* EXERCISE REQUIREMENTS
Exactly retype the lines from the one containing "Generate a Python" through the one containing "ax2.set_ylim(2.9, 21.15)"; both ends count, pictures do not.

* MATERIAL FOR THE TASK
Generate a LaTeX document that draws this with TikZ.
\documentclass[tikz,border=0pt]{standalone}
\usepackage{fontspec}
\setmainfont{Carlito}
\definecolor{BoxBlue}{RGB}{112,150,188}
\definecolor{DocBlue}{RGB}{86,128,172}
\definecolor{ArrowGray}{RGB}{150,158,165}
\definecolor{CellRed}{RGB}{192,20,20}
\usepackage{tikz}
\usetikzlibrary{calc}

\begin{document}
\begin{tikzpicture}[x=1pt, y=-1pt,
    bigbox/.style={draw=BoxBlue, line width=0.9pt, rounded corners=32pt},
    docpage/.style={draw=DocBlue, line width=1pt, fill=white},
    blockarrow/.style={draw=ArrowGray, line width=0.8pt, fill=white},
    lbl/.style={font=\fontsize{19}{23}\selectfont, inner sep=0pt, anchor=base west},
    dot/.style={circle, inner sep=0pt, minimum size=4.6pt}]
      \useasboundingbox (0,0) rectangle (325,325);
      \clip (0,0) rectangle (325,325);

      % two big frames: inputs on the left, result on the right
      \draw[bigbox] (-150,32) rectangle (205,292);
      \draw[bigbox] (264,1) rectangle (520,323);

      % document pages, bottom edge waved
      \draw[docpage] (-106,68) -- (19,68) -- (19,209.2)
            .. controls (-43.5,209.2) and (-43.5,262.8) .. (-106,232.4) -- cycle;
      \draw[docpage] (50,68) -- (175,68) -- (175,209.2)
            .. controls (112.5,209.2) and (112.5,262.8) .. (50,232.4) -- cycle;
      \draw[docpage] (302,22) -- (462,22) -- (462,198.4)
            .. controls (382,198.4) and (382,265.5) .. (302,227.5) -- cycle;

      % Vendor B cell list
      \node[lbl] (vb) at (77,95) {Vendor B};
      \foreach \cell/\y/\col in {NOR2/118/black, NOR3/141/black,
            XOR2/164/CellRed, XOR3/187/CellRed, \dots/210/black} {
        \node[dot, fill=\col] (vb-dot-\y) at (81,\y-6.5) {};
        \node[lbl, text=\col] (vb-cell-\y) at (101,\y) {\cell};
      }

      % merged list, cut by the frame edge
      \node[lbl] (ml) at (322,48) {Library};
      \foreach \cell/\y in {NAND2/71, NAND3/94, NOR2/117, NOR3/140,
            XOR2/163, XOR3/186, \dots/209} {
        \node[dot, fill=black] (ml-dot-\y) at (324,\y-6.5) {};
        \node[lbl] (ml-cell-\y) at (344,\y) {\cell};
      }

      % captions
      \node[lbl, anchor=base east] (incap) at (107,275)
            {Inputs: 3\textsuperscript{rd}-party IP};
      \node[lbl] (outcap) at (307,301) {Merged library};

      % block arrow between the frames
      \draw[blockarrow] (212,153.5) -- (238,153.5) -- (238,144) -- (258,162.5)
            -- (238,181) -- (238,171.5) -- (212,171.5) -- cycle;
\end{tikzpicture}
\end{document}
==
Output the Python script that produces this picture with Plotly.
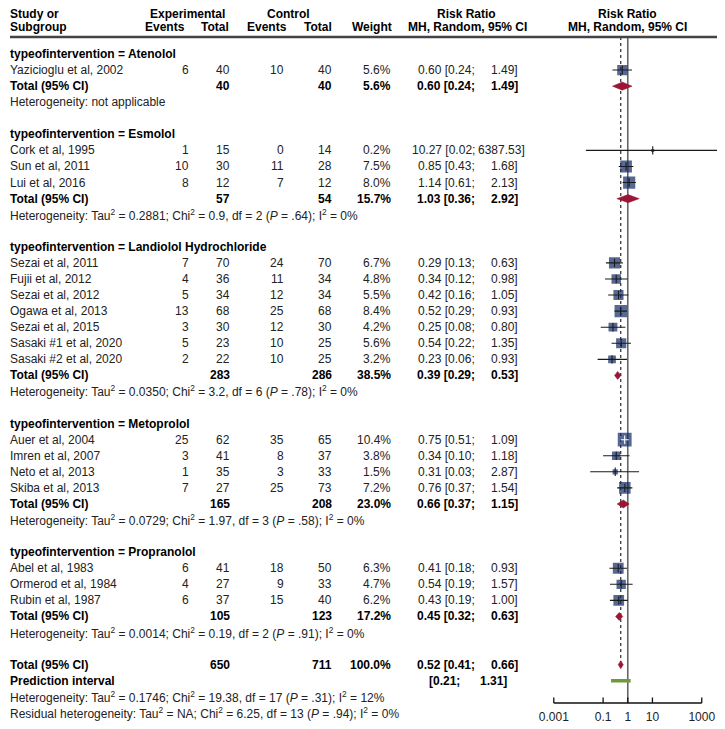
--
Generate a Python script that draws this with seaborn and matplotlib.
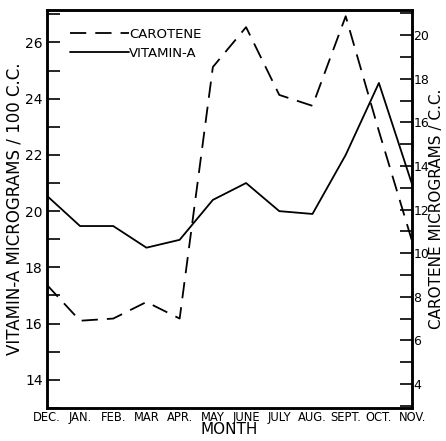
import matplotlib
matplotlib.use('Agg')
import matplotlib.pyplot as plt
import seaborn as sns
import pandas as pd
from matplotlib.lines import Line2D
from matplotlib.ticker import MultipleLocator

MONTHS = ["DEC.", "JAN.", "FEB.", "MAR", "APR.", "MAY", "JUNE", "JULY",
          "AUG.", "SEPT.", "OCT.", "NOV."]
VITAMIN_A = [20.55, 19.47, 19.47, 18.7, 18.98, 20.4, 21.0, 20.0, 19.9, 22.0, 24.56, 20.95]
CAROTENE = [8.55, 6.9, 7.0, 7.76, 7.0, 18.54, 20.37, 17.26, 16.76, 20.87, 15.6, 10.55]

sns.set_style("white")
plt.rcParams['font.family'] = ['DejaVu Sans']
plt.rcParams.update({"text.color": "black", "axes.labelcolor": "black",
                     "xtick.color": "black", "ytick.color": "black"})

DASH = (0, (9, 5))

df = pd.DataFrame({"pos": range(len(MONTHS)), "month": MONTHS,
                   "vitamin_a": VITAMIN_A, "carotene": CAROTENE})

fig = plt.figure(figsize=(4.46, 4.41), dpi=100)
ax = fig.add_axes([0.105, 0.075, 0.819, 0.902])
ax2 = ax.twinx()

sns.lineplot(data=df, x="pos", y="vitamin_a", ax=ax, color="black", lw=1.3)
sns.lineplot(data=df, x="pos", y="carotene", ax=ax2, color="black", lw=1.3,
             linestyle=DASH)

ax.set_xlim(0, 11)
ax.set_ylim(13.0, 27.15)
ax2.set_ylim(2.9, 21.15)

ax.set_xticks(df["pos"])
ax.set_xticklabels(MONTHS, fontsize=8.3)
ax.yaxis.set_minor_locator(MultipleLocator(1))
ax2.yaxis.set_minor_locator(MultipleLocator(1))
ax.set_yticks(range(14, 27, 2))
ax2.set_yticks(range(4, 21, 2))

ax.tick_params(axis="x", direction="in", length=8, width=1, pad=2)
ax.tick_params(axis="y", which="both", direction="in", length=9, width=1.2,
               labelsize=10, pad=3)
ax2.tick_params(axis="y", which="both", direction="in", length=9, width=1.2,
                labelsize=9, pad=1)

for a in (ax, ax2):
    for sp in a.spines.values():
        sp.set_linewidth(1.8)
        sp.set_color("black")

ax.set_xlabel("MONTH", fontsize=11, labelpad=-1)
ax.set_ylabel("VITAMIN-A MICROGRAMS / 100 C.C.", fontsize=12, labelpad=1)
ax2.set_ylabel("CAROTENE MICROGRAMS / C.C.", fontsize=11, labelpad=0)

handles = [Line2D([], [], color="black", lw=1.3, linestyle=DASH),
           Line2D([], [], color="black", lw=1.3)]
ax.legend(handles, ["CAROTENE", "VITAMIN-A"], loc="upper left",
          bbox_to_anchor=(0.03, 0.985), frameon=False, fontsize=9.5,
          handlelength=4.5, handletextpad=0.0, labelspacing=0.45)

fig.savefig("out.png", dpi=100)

* WRITTEN RESPONSE
Generate a Python script that draws this with seaborn and matplotlib.
import matplotlib
matplotlib.use('Agg')
import matplotlib.pyplot as plt
import seaborn as sns
import pandas as pd
from matplotlib.lines import Line2D
from matplotlib.ticker import MultipleLocator

MONTHS = ["DEC.", "JAN.", "FEB.", "MAR", "APR.", "MAY", "JUNE", "JULY",
          "AUG.", "SEPT.", "OCT.", "NOV."]
VITAMIN_A = [20.55, 19.47, 19.47, 18.7, 18.98, 20.4, 21.0, 20.0, 19.9, 22.0, 24.56, 20.95]
CAROTENE = [8.55, 6.9, 7.0, 7.76, 7.0, 18.54, 20.37, 17.26, 16.76, 20.87, 15.6, 10.55]

sns.set_style("white")
plt.rcParams['font.family'] = ['DejaVu Sans']
plt.rcParams.update({"text.color": "black", "axes.labelcolor": "black",
                     "xtick.color": "black", "ytick.color": "black"})

DASH = (0, (9, 5))

df = pd.DataFrame({"pos": range(len(MONTHS)), "month": MONTHS,
                   "vitamin_a": VITAMIN_A, "carotene": CAROTENE})

fig = plt.figure(figsize=(4.46, 4.41), dpi=100)
ax = fig.add_axes([0.105, 0.075, 0.819, 0.902])
ax2 = ax.twinx()

sns.lineplot(data=df, x="pos", y="vitamin_a", ax=ax, color="black", lw=1.3)
sns.lineplot(data=df, x="pos", y="carotene", ax=ax2, color="black", lw=1.3,
             linestyle=DASH)

ax.set_xlim(0, 11)
ax.set_ylim(13.0, 27.15)
ax2.set_ylim(2.9, 21.15)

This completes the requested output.